I want to join many of my colleagues in calling on the Ukrainian government to stop, now, these attacks on human life and the basic human rights of free expression, assembly and association--and immediately to release those detained for peaceful actions and account for missing persons.

Mr. Speaker, I believe that we should urge Ukrainians to find a peaceful, political settlement of the crisis through meaningful negotiations between the government and the opposition in order to get Ukraine back on the road to democracy. As to association with Europe, it is not our government's place to say what the Ukrainian government or people should do either way on this point, above all since we don't know what arrangements are on offer.

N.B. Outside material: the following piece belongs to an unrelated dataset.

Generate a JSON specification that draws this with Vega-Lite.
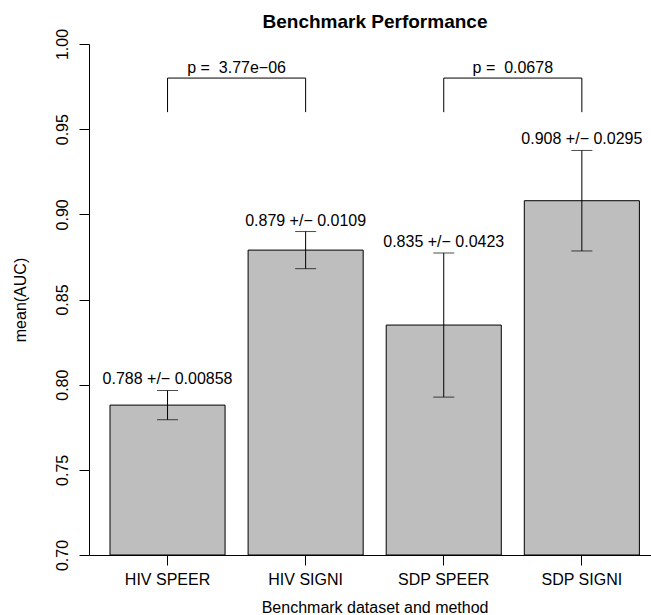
{
  "$schema": "https://vega.github.io/schema/vega-lite/v6.json",
  "width": 562,
  "height": 511,
  "autosize": {"type": "none"},
  "padding": {"left": 89, "top": 44, "right": 0, "bottom": 60},
  "background": "white",
  "title": {
    "text": "Benchmark Performance",
    "font": "Liberation Sans",
    "fontSize": 19,
    "fontWeight": "bold",
    "color": "black",
    "anchor": "middle",
    "frame": "group",
    "baseline": "alphabetic",
    "offset": -19,
    "dx": 5
  },
  "datasets": {
    "bars": [
      {"method": "HIV SPEER", "mean": 0.788, "sd": 0.00858, "label": "0.788 +/− 0.00858"},
      {"method": "HIV SIGNI", "mean": 0.879, "sd": 0.0109, "label": "0.879 +/− 0.0109"},
      {"method": "SDP SPEER", "mean": 0.835, "sd": 0.0423, "label": "0.835 +/− 0.0423"},
      {"method": "SDP SIGNI", "mean": 0.908, "sd": 0.0295, "label": "0.908 +/− 0.0295"}
    ],
    "brackets": [
      {"from": "HIV SPEER", "to": "HIV SIGNI", "p": "p = \u00a03.77e−06", "low": 0.96, "high": 0.98},
      {"from": "SDP SPEER", "to": "SDP SIGNI", "p": "p = \u00a00.0678", "low": 0.96, "high": 0.98}
    ]
  },
  "resolve": {"scale": {"x": "shared", "y": "shared"}},
  "layer": [
    {
      "data": {"name": "bars"},
      "mark": {"type": "bar", "fill": "#bebebe", "stroke": "black", "strokeWidth": 1},
      "encoding": {
        "x": {
          "field": "method",
          "type": "nominal",
          "title": "Benchmark dataset and method",
          "scale": {
            "domain": ["HIV SPEER", "HIV SIGNI", "SDP SPEER", "SDP SIGNI"],
            "paddingInner": 0.1667,
            "paddingOuter": 0.118,
            "align": 0.644
          },
          "axis": {
            "labelAngle": 0,
            "labelFont": "Liberation Sans",
            "labelFontSize": 16,
            "labelColor": "black",
            "labelBaseline": "alphabetic",
            "labelPadding": 19,
            "tickSize": 10,
            "tickColor": "black",
            "domainColor": "black",
            "titleFont": "Liberation Sans",
            "titleFontSize": 16,
            "titleFontWeight": "normal",
            "titleColor": "black",
            "titleBaseline": "alphabetic",
            "titleX": 285.6,
            "titleY": 57
          }
        },
        "y": {
          "field": "mean",
          "type": "quantitative",
          "title": "mean(AUC)",
          "scale": {"domain": [0.7, 1.0], "zero": false, "nice": false},
          "axis": {
            "values": [0.7, 0.75, 0.8, 0.85, 0.9, 0.95, 1.0],
            "format": ".2f",
            "grid": false,
            "labelAngle": 270,
            "labelAlign": "center",
            "labelBaseline": "alphabetic",
            "labelPadding": 12,
            "labelFont": "Liberation Sans",
            "labelFontSize": 16,
            "labelColor": "black",
            "tickSize": 10,
            "tickColor": "black",
            "domainColor": "black",
            "titleFont": "Liberation Sans",
            "titleFontSize": 16,
            "titleFontWeight": "normal",
            "titleColor": "black",
            "titleAngle": 270,
            "titleAlign": "center",
            "titleBaseline": "alphabetic",
            "titleX": -64,
            "titleY": 255.5
          }
        },
        "y2": {"datum": 0.7}
      }
    },
    {
      "data": {"name": "bars"},
      "transform": [
        {"calculate": "datum.mean - datum.sd", "as": "lo"},
        {"calculate": "datum.mean + datum.sd", "as": "hi"}
      ],
      "mark": {"type": "rule", "color": "black", "strokeWidth": 1},
      "encoding": {
        "x": {"field": "method", "type": "nominal", "title": "Benchmark dataset and method"},
        "y": {"field": "lo", "type": "quantitative", "title": "mean(AUC)"},
        "y2": {"field": "hi"}
      }
    },
    {
      "data": {"name": "bars"},
      "transform": [
        {"calculate": "datum.mean - datum.sd", "as": "lo"}
      ],
      "mark": {"type": "tick", "color": "black", "thickness": 1, "size": 21, "orient": "horizontal"},
      "encoding": {
        "x": {"field": "method", "type": "nominal", "title": "Benchmark dataset and method"},
        "y": {"field": "lo", "type": "quantitative", "title": "mean(AUC)"}
      }
    },
    {
      "data": {"name": "bars"},
      "transform": [
        {"calculate": "datum.mean + datum.sd", "as": "hi"}
      ],
      "mark": {"type": "tick", "color": "black", "thickness": 1, "size": 21, "orient": "horizontal"},
      "encoding": {
        "x": {"field": "method", "type": "nominal", "title": "Benchmark dataset and method"},
        "y": {"field": "hi", "type": "quantitative", "title": "mean(AUC)"}
      }
    },
    {
      "data": {"name": "bars"},
      "transform": [
        {"calculate": "datum.mean + datum.sd", "as": "hi"}
      ],
      "mark": {"type": "text", "font": "Liberation Sans", "fontSize": 16, "color": "black", "baseline": "alphabetic", "align": "center", "dy": -6},
      "encoding": {
        "x": {"field": "method", "type": "nominal", "title": "Benchmark dataset and method"},
        "y": {"field": "hi", "type": "quantitative", "title": "mean(AUC)"},
        "text": {"field": "label"}
      }
    },
    {
      "data": {"name": "brackets"},
      "mark": {"type": "rule", "color": "black", "strokeWidth": 1},
      "encoding": {
        "x": {"field": "from", "type": "nominal", "title": "Benchmark dataset and method"},
        "x2": {"field": "to"},
        "y": {"field": "high", "type": "quantitative", "title": "mean(AUC)"}
      }
    },
    {
      "data": {"name": "brackets"},
      "transform": [{"fold": ["from", "to"], "as": ["end", "method"]}],
      "mark": {"type": "rule", "color": "black", "strokeWidth": 1},
      "encoding": {
        "x": {"field": "method", "type": "nominal", "title": "Benchmark dataset and method"},
        "y": {"field": "low", "type": "quantitative", "title": "mean(AUC)"},
        "y2": {"field": "high"}
      }
    },
    {
      "data": {"name": "brackets"},
      "mark": {"type": "text", "font": "Liberation Sans", "fontSize": 16, "color": "black", "baseline": "alphabetic", "align": "center", "dy": -5},
      "encoding": {
        "x": {"field": "from", "type": "nominal", "bandPosition": 1.1, "title": "Benchmark dataset and method"},
        "y": {"field": "high", "type": "quantitative", "title": "mean(AUC)"},
        "text": {"field": "p"}
      }
    }
  ],
  "config": {
    "view": {"stroke": null}
  }
}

But we do stand up for the right of the Ukrainian people to determine this according to their own constitution and laws, free from coercive pressures by any foreign government.

While the current Ukrainian government has committed grave injustices in the course of this crisis, I am encouraged by signs that it is taking steps to resolve the crisis, including the revocation of the onerous January 16 anti-protest laws and the resignation of the government.

The people of Ukraine have endured tremendous suffering over the course of the last century including two world wars and 70 years of Soviet brutality, most starkly illustrated by Stalin's genocidal famine which resulted in the deaths of millions. With independence came new-found freedoms, but these have been challenged by corruption of grotesque proportions. The long-suffering Ukrainian people deserve better--they deserve to be treated with dignity and respect.

Given the heroic strength and character and democratic maturity the Ukrainian people are showing in this crisis, I am confident that they will not be denied a more democratic future.